Poker News

As part of an ongoing effort to clean up its game offerings, the Microgaming Poker Network (MPN) announced recently that it will soon be making some changes to its Sit-and-Go’s. The end result will be that rather than having multitudes of related – yet different – Sit-and-Go options mucking up the lobby and spreading out the player base, MPN will have a much neater, consolidated roster of contests that make a lot more sense.

A big part of the cleanup will come in the form of standardizing buy-ins. MPN’s Poker Room Manager, Jonathon Kelly, gave an example of the current problem in a blog post, saying, “….if you want to play a SNG that has a buy in of around €10, you can choose a €10.40, €10.60, €10.80, or €11 depending on the speed and the number of players involved.”

As you might imagine, even if you aren’t familiar with MPN’s Sit-and-Go lobby, sorting through a jumble of Sit-and-Go’s with buy-ins all in the €10 to €11 range can give someone a headache. So this one that’s turbo is 10 cents less than that one, but that one is six-handed and this one is nine-handed….oh, I give up.

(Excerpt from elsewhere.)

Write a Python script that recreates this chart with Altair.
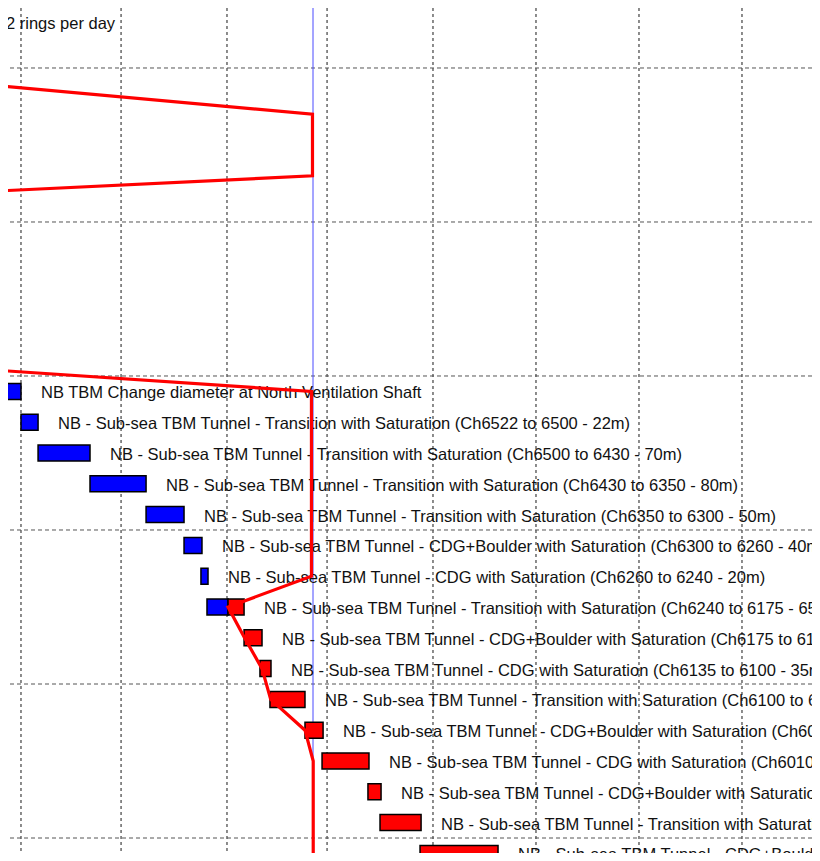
import altair as alt
import pandas as pd

# ---- data (x in days, y in row index) ----
rows = list(range(16))
labels = [
    "NB TBM Change diameter at North Ventilation Shaft",
    "NB - Sub-sea TBM Tunnel - Transition with Saturation (Ch6522 to 6500 - 22m)",
    "NB - Sub-sea TBM Tunnel - Transition with Saturation (Ch6500 to 6430 - 70m)",
    "NB - Sub-sea TBM Tunnel - Transition with Saturation (Ch6430 to 6350 - 80m)",
    "NB - Sub-sea TBM Tunnel - Transition with Saturation (Ch6350 to 6300 - 50m)",
    "NB - Sub-sea TBM Tunnel - CDG+Boulder with Saturation (Ch6300 to 6260 - 40m)",
    "NB - Sub-sea TBM Tunnel - CDG with Saturation (Ch6260 to 6240 - 20m)",
    "NB - Sub-sea TBM Tunnel - Transition with Saturation (Ch6240 to 6175 - 65m)",
    "NB - Sub-sea TBM Tunnel - CDG+Boulder with Saturation (Ch6175 to 6135 - 40m)",
    "NB - Sub-sea TBM Tunnel - CDG with Saturation (Ch6135 to 6100 - 35m)",
    "NB - Sub-sea TBM Tunnel - Transition with Saturation (Ch6100 to 6050 - 50m)",
    "NB - Sub-sea TBM Tunnel - CDG+Boulder with Saturation (Ch6050 to 6010 - 40m)",
    "NB - Sub-sea TBM Tunnel - CDG with Saturation (Ch6010 to 5870 - 140m)",
    "NB - Sub-sea TBM Tunnel - CDG+Boulder with Saturation (Ch5870 to 5840 - 30m)",
    "NB - Sub-sea TBM Tunnel - Transition with Saturation (Ch5840 to 5785 - 55m)",
    "NB - Sub-sea TBM Tunnel - CDG+Boulder with Saturation (Ch5785 to 5615 - 170m)",
]
starts = [-1.29, 0.00, 1.16, 4.69, 8.50, 11.08, 12.23, 12.64, 15.16, 16.24,
          16.92, 19.30, 20.46, 23.58, 24.40, 27.12]
ends = [0.00, 1.16, 4.69, 8.50, 11.08, 12.30, 12.71, 15.16, 16.38, 16.99,
        19.30, 20.53, 23.65, 24.47, 27.19, 32.42]
done = [0.00, 1.16, 4.69, 8.50, 11.08, 12.30, 12.71, 14.07, 15.16, 16.24,
        16.92, 19.30, 20.46, 23.58, 24.40, 27.12]

note_rows = [-12]
note_ends = [-2.38]
note_texts = ["2 rings per day"]

today = [19.845]

prog_days = [-1.43, 19.81, 19.81, -1.43, -4.0, -1.43, 19.74, 19.74, 14.07,
             15.19, 16.38, 16.97, 19.30, 19.86, 19.86]
prog_rows = [-9.92, -9.0, -7.0, -6.51, -3.6, -0.68, 0.0, 6.0, 7.0,
             8.0, 9.0, 10.0, 11.0, 12.0, 15.8]

grid_x = [0, 6.8, 14, 20.8, 28, 35, 42, 49]
grid_y = [-10.5, -5.5, -0.5, 4.5, 9.5, 14.5]

# ---- tables ----
segs = []
for r, s, e, d in zip(rows, starts, ends, done):
    if d > s:
        segs.append({"row": r, "x0": s, "x1": min(d, e), "status": "done"})
    if e > d:
        segs.append({"row": r, "x0": max(s, d), "x1": e, "status": "todo"})
seg_df = pd.DataFrame(segs)

lab_df = pd.DataFrame({"row": rows + note_rows, "end": ends + note_ends,
                       "label": labels + note_texts})
today_df = pd.DataFrame({"day": today})
prog_df = pd.DataFrame({"day": prog_days, "row": prog_rows,
                        "seq": list(range(len(prog_days)))})
gx_df = pd.DataFrame({"day": grid_x})
gy_df = pd.DataFrame({"row": grid_y})

xscale = alt.Scale(domain=[-0.8835, 53.758], nice=False, zero=False)
yscale = alt.Scale(domain=[-12.448, 14.987], nice=False, zero=False, reverse=True)

vgrid = alt.Chart(gx_df).mark_rule(color="#1a1a1a", strokeWidth=1,
                                   strokeDash=[3, 3]).encode(
    x=alt.X("day:Q", scale=xscale, axis=None))
hgrid = alt.Chart(gy_df).mark_rule(color="#555555", strokeWidth=1,
                                   strokeDash=[4, 3]).encode(
    y=alt.Y("row:Q", scale=yscale, axis=None))

today_rule = alt.Chart(today_df).mark_rule(color="#4a4aff", strokeWidth=1).encode(
    x=alt.X("day:Q", scale=xscale, axis=None))

bars = alt.Chart(seg_df).transform_calculate(
    y0="datum.row - 0.26", y1="datum.row + 0.26"
).mark_rect(stroke="black", strokeWidth=1.5, clip=True).encode(
    x=alt.X("x0:Q", scale=xscale, axis=None),
    x2="x1:Q",
    y=alt.Y("y0:Q", scale=yscale, axis=None),
    y2="y1:Q",
    color=alt.Color("status:N", scale=alt.Scale(domain=["done", "todo"],
                                                range=["#0000ff", "#ff0000"]),
                    legend=None),
)

texts = alt.Chart(lab_df).mark_text(align="left", baseline="middle", dx=20,
                                    dy=2, fontSize=16.5, font="Liberation Sans",
                                    color="#111111").encode(
    x=alt.X("end:Q", scale=xscale, axis=None),
    y=alt.Y("row:Q", scale=yscale, axis=None),
    text="label:N",
)

prog = alt.Chart(prog_df).mark_line(color="#ff0000", strokeWidth=3.2,
                                    clip=True).encode(
    x=alt.X("day:Q", scale=xscale, axis=None),
    y=alt.Y("row:Q", scale=yscale, axis=None),
    order="seq:Q",
)

chart = alt.layer(vgrid, hgrid, today_rule, bars, texts, prog).properties(
    width=804, height=845, padding=0, autosize=alt.AutoSizeParams(type="none")
).configure_view(strokeWidth=0)

chart.save("out.html", embed_options={"renderer": "svg", "actions": False})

What the Microgaming Poker Network is going to do is take all those Sit-and-Go’s whose price points are nearly identical and make the prices identical. In the above example given by Kelly, all of those Sit-and-Go’s will become €11 contests. The fees will vary by a fraction of a Euro depending on the Sit-and-Go structure, but the buy-in plus fee will always add up to €11.

Thus, instead of around 70 different price points, MPN Sit-and-Go’s will have just 16, as follows: €0.11, €0.22, €0.55, €1.10, €2.20¸ €3.30¸ €5.50¸ €11¸ €22¸ €33, €55, €110, €215, €320¸ €530, and €1,050.

Further culling the lobby, MPN will remove all full-ring Sit-and-Go’s on February 14th. It is certainly a bold move, one that almost seems blasphemous, but in reality, Kelly said that there just isn’t the demand for full-table Sit-and-Go’s anymore. When a product stops selling, most companies stop offering it. Though there really isn’t much cost to keeping them up, eliminating them should get more six-handed and heads-up Sit-and-Go’s going (the only two options MPN will still have), which would make the poker rooms and the network more money.

Previously, MPN had already gotten rid of other “unpopular” Sit-and-Go’s, like multi-table varieties and high stakes non-Hold’em games.

The network also launched a new €0.11 Sit-and-Go variation called “10 Minute Heads-Up.” In these games, if nobody has won before ten minutes elapse, both players are automatically put all-in until one of them has all the chips. Blinds are 25/50 and players start with 30 big blinds.

“The idea came from feedback from players who only had limited time to play but wanted to play with deeper stacks,” Kelly wrote. “In this format, you know it will last a max of 10 minutes and that you can play 30 blinds deep for the full 10 minutes.”

Kelly said that MPN is looking for feedback on these Sit-and-Go’s, and if they are well-received, they will be expanded to other buy-in levels.